**The exercise**
Scan the lines below for the string "chart" and report how many lines contain it, giving only the number.
··········
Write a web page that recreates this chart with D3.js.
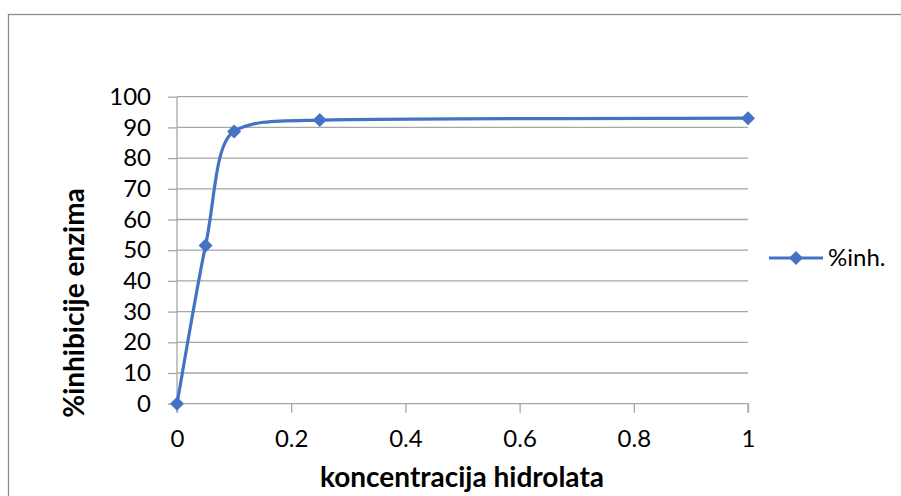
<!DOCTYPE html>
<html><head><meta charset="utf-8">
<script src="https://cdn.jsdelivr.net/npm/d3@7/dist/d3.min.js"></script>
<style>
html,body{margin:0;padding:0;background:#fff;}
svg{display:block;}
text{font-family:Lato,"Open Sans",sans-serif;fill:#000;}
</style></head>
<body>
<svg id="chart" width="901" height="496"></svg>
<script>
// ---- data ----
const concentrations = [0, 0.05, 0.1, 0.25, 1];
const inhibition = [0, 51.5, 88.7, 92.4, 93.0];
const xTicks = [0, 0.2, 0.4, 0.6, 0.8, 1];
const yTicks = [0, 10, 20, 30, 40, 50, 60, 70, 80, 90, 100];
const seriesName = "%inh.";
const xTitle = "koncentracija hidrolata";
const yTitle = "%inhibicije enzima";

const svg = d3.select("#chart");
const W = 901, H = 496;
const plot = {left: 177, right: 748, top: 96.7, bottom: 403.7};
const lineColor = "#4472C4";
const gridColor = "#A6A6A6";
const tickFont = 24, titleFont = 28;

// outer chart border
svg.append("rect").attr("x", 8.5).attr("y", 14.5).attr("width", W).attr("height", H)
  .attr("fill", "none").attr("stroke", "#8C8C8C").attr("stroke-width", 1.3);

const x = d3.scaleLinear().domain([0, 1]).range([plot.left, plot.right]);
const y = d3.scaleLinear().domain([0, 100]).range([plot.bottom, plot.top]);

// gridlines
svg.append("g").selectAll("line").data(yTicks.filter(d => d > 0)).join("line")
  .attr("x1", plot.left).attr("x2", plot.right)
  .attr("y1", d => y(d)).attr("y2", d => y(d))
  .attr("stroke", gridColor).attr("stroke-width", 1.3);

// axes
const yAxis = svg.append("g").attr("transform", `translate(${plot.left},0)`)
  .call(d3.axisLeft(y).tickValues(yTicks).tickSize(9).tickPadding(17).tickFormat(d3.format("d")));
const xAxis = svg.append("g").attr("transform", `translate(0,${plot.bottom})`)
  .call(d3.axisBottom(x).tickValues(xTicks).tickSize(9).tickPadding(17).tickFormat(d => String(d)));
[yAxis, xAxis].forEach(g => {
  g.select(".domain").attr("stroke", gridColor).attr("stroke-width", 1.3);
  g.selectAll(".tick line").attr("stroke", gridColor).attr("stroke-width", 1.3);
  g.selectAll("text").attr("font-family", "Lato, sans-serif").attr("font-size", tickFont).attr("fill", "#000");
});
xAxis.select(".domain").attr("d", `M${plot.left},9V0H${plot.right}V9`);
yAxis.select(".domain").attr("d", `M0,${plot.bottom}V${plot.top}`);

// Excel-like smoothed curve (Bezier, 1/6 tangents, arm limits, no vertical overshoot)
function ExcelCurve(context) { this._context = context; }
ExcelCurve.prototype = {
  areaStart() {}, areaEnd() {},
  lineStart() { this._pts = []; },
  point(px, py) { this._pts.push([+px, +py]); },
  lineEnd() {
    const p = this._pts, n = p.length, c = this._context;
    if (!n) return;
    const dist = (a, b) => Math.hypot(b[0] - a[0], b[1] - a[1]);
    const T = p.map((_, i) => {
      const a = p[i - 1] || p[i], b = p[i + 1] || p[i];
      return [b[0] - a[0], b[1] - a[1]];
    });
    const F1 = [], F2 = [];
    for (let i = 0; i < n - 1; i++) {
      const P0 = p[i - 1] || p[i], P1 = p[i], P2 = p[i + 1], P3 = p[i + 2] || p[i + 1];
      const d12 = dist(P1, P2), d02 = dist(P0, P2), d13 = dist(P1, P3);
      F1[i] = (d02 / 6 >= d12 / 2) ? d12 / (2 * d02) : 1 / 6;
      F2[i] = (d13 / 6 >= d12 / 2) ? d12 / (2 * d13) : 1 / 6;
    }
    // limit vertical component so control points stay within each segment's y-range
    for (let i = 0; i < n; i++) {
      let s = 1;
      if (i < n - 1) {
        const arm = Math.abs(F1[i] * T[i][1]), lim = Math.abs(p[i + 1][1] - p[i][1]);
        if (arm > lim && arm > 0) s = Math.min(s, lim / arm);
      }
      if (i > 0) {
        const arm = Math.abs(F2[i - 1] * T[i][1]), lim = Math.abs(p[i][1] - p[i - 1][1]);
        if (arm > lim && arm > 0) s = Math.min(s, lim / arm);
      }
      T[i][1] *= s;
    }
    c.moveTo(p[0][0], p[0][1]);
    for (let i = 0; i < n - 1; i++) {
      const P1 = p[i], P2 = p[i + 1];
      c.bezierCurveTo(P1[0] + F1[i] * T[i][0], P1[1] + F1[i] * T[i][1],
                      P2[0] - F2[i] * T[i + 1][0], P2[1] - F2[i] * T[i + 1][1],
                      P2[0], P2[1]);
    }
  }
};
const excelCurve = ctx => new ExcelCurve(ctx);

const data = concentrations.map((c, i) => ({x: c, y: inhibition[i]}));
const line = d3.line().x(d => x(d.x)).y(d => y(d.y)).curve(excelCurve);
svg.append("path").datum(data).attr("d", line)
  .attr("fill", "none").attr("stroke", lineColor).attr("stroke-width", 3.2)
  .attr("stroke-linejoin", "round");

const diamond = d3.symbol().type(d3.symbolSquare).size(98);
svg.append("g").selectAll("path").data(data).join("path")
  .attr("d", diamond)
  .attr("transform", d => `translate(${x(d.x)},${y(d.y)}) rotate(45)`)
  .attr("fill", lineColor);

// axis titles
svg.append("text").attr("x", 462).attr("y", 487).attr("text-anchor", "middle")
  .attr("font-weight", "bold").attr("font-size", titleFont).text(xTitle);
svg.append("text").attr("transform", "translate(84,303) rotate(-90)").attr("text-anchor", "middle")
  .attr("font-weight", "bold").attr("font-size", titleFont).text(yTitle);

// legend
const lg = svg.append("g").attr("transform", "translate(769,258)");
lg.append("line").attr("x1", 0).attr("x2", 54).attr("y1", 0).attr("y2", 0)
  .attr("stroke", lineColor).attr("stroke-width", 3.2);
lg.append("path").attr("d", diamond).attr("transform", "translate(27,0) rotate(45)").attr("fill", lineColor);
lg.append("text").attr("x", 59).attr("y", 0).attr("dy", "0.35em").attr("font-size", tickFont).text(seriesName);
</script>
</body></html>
··········
**Written answer**
4